(Stored items from a collection)
* * * * *

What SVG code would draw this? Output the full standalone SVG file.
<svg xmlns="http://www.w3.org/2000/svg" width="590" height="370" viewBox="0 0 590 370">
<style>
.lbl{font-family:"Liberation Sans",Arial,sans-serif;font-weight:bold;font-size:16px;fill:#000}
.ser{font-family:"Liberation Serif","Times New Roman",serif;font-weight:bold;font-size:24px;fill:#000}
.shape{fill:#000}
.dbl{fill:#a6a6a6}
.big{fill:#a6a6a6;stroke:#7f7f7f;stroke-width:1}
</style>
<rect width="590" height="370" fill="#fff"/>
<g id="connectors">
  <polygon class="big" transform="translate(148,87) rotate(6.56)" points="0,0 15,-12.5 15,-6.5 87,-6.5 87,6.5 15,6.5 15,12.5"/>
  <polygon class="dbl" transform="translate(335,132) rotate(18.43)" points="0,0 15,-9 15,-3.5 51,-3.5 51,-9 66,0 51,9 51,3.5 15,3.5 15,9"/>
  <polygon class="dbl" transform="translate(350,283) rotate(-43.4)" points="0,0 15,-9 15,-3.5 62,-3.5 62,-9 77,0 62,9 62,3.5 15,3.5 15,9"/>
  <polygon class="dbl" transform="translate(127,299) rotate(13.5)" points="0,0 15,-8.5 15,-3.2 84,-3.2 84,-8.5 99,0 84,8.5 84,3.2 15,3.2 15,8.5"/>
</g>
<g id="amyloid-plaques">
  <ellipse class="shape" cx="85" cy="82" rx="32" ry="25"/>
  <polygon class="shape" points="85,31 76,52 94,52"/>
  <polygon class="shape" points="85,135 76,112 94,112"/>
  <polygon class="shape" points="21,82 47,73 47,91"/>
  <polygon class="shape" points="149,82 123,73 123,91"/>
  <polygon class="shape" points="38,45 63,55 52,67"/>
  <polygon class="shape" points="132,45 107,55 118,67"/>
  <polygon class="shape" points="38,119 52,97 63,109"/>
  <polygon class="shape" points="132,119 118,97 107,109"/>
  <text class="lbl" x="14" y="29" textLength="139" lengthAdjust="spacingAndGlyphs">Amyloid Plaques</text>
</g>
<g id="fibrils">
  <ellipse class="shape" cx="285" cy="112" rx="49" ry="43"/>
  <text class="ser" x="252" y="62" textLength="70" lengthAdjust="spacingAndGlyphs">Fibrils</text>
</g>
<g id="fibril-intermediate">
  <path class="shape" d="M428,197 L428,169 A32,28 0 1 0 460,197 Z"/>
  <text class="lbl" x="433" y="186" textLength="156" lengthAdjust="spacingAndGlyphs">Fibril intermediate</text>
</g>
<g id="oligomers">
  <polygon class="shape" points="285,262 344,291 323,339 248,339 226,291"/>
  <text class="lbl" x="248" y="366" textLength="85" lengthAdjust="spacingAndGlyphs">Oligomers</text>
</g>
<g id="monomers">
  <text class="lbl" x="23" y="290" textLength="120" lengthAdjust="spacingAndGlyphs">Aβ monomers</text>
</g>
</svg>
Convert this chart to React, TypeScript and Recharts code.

* * * * *

# [GOAL]
Copy all of the data exactly.

# [RESULT]
What SVG code would draw this? Output the full standalone SVG file.
<svg xmlns="http://www.w3.org/2000/svg" width="590" height="370" viewBox="0 0 590 370">
<style>
.lbl{font-family:"Liberation Sans",Arial,sans-serif;font-weight:bold;font-size:16px;fill:#000}
.ser{font-family:"Liberation Serif","Times New Roman",serif;font-weight:bold;font-size:24px;fill:#000}
.shape{fill:#000}
.dbl{fill:#a6a6a6}
.big{fill:#a6a6a6;stroke:#7f7f7f;stroke-width:1}
</style>
<rect width="590" height="370" fill="#fff"/>
<g id="connectors">
  <polygon class="big" transform="translate(148,87) rotate(6.56)" points="0,0 15,-12.5 15,-6.5 87,-6.5 87,6.5 15,6.5 15,12.5"/>
  <polygon class="dbl" transform="translate(335,132) rotate(18.43)" points="0,0 15,-9 15,-3.5 51,-3.5 51,-9 66,0 51,9 51,3.5 15,3.5 15,9"/>
  <polygon class="dbl" transform="translate(350,283) rotate(-43.4)" points="0,0 15,-9 15,-3.5 62,-3.5 62,-9 77,0 62,9 62,3.5 15,3.5 15,9"/>
  <polygon class="dbl" transform="translate(127,299) rotate(13.5)" points="0,0 15,-8.5 15,-3.2 84,-3.2 84,-8.5 99,0 84,8.5 84,3.2 15,3.2 15,8.5"/>
</g>
<g id="amyloid-plaques">
  <ellipse class="shape" cx="85" cy="82" rx="32" ry="25"/>
  <polygon class="shape" points="85,31 76,52 94,52"/>
  <polygon class="shape" points="85,135 76,112 94,112"/>
  <polygon class="shape" points="21,82 47,73 47,91"/>
  <polygon class="shape" points="149,82 123,73 123,91"/>
  <polygon class="shape" points="38,45 63,55 52,67"/>
  <polygon class="shape" points="132,45 107,55 118,67"/>
  <polygon class="shape" points="38,119 52,97 63,109"/>
  <polygon class="shape" points="132,119 118,97 107,109"/>
  <text class="lbl" x="14" y="29" textLength="139" lengthAdjust="spacingAndGlyphs">Amyloid Plaques</text>
</g>
<g id="fibrils">
  <ellipse class="shape" cx="285" cy="112" rx="49" ry="43"/>
  <text class="ser" x="252" y="62" textLength="70" lengthAdjust="spacingAndGlyphs">Fibrils</text>
</g>
<g id="fibril-intermediate">
  <path class="shape" d="M428,197 L428,169 A32,28 0 1 0 460,197 Z"/>
  <text class="lbl" x="433" y="186" textLength="156" lengthAdjust="spacingAndGlyphs">Fibril intermediate</text>
</g>
<g id="oligomers">
  <polygon class="shape" points="285,262 344,291 323,339 248,339 226,291"/>
  <text class="lbl" x="248" y="366" textLength="85" lengthAdjust="spacingAndGlyphs">Oligomers</text>
</g>
<g id="monomers">
  <text class="lbl" x="23" y="290" textLength="120" lengthAdjust="spacingAndGlyphs">Aβ monomers</text>
</g>
</svg>
Convert this chart to React, TypeScript and Recharts code.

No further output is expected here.